09:10 26 February 2016

Royal Bank of Scotland has reported its annual results for 2015 today.
Photo: Philip Toscano/PA Wire

Royal Bank of Scotland has reported its annual results for 2015 today. Photo: Philip Toscano/PA Wire

Royal Bank of Scotland has racked up its eighth year in a row of annual losses after setting aside billions of pounds for expected fines and misconduct charges.

The group, which is 73% owned by the taxpayer, posted a loss of £2billion for 2015, although this is down on the £3.5bn deficit it reported a year earlier.

The company’s bonus pool was cut by 11% to £373million for 2015, while chief executive Ross McEwan said he will not take a £1m “role-based” incentive, which is paid on top of salaries by some banks.

Mr McEwan added that in 2016 he will give half of his role-based pay to charity in a bid to defuse what has become an annual pay row at the taxpayer-backed lender.

It will be the third year in a row that the New Zealander, whose base salary is a £1m a year, will have voluntarily forfeited part of his pay package.

The losses at RBS come after it said last month it would set aside billions to cover past mistakes as part of a raft of mammoth financial provisions.

The bank said it has set aside £3.6bn in conduct charges, including £2.1b to cover expected legal action on US residential mortgage-backed securities and a further £600m for payment protection insurance (PPI) mis-selling compensation.

RBS also said it had amassed restructuring costs of £2.9bn last year, as it sold off its investment banking and overseas operations to become a smaller and less complex lender. It plans to exit 25 of the 38 countries it has a presence in to focus predominantly on the UK and Ireland.

Even stripping out one-off charges, RBS’s adjusted operating profit fell to £4.4bn compared with £6.1bn 12 months ago, reflecting its smaller size.

However, Mr McEwan said: “RBS made progress again in 2015. We ended the year a simpler, stronger bank with a business anchored squarely in the UK and Ireland, focused on retail and commercial markets.”

The bank said it cut costs by £983m last year, beating its target of £900m. The firm’s common equity tier 1 ratio, a key measure of the assets a bank hold in its reserves, lifted 4.3% to 15.5% over the year and it also boosted net mortgage lending by 10% on a year ago to £9.3bn.

RBS also plans to sell its 316-branch Williams & Glyn UK retail banking business which could fetch as much as £1.5bn, although there are fears this cold be delayed to beyond the first quarter of 2017 as a result of the current turmoil in the markets.
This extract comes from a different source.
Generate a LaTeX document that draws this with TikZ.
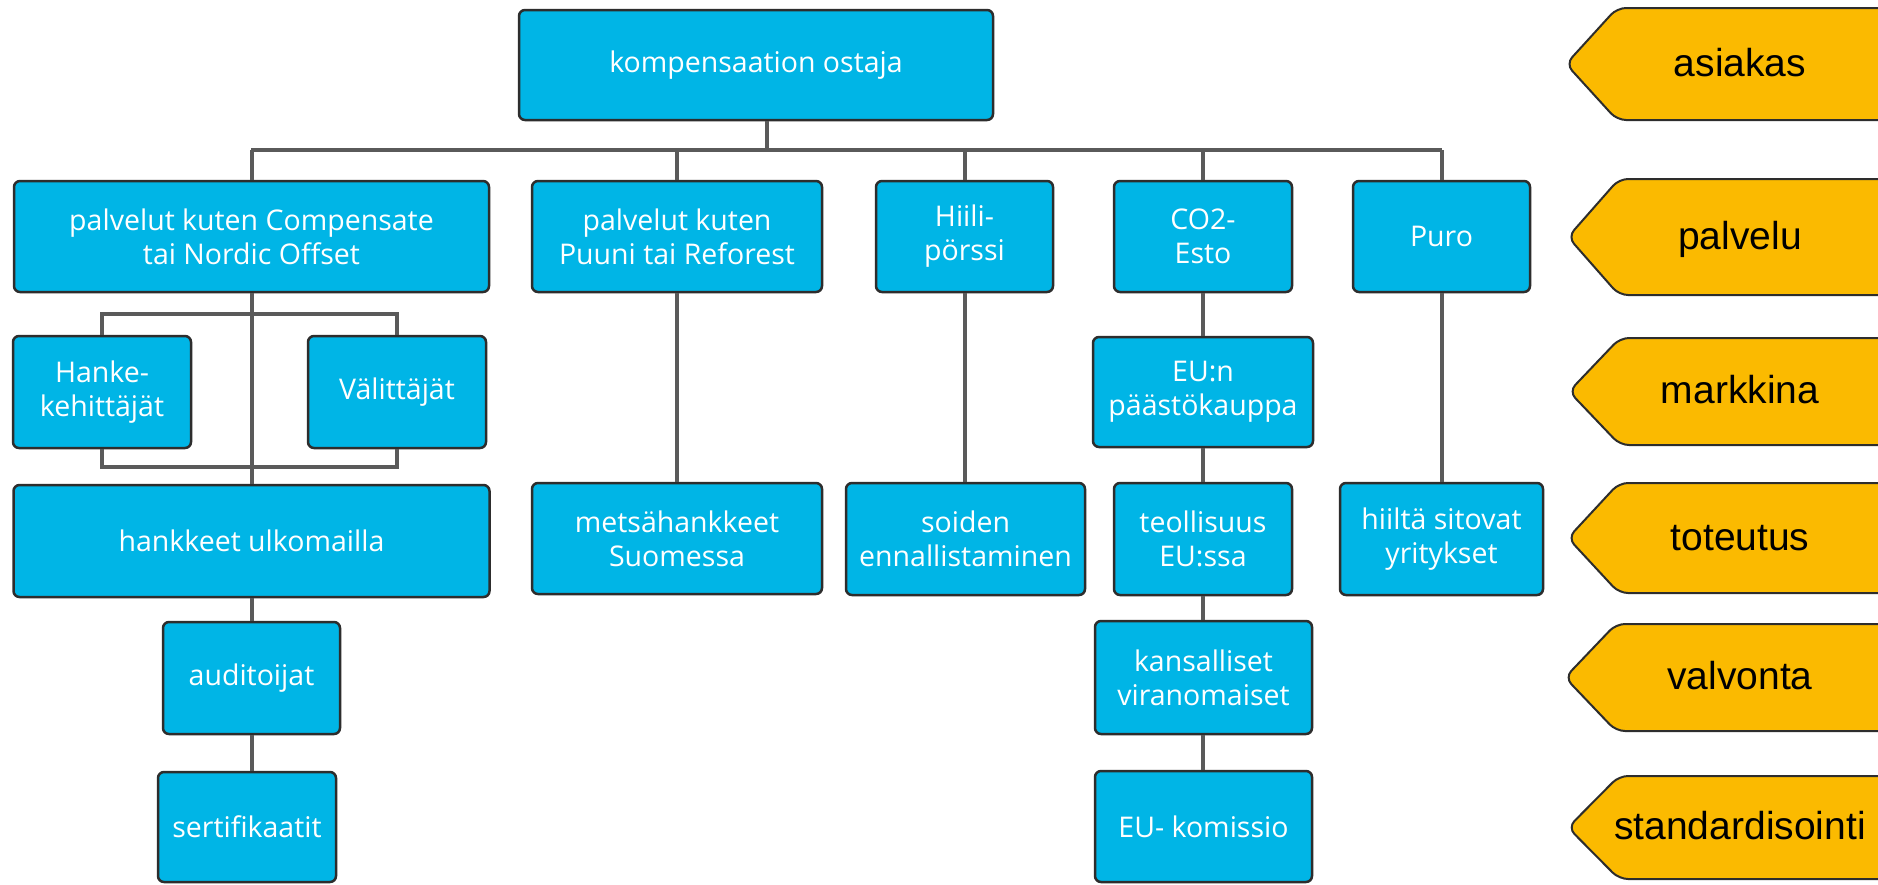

Chancellor George Osborne sold a 5.4% stake in RBS to the City last August, raising £2.1bn, but making a £1.1bn loss on what taxpayers had paid for them.

In January this year, however, Mr Osborne suspended the Government’s final stake in Lloyds Banking Group, of just under 10%, due to the market turmoil. Analysts do not expect any resumption in the sale of Government stakes of RBS or Lloyds soon.

Earlier this week, Lloyds reported a 7% fall in bottom-line pre-tax profits to £1.64bn in 2015, from £1.76bn in 2014,

after taking another £2.1bn hit for PPI mis-selling. However, stripping out PPI and other one-off costs, underlying profits rose 5% to £8.1bn.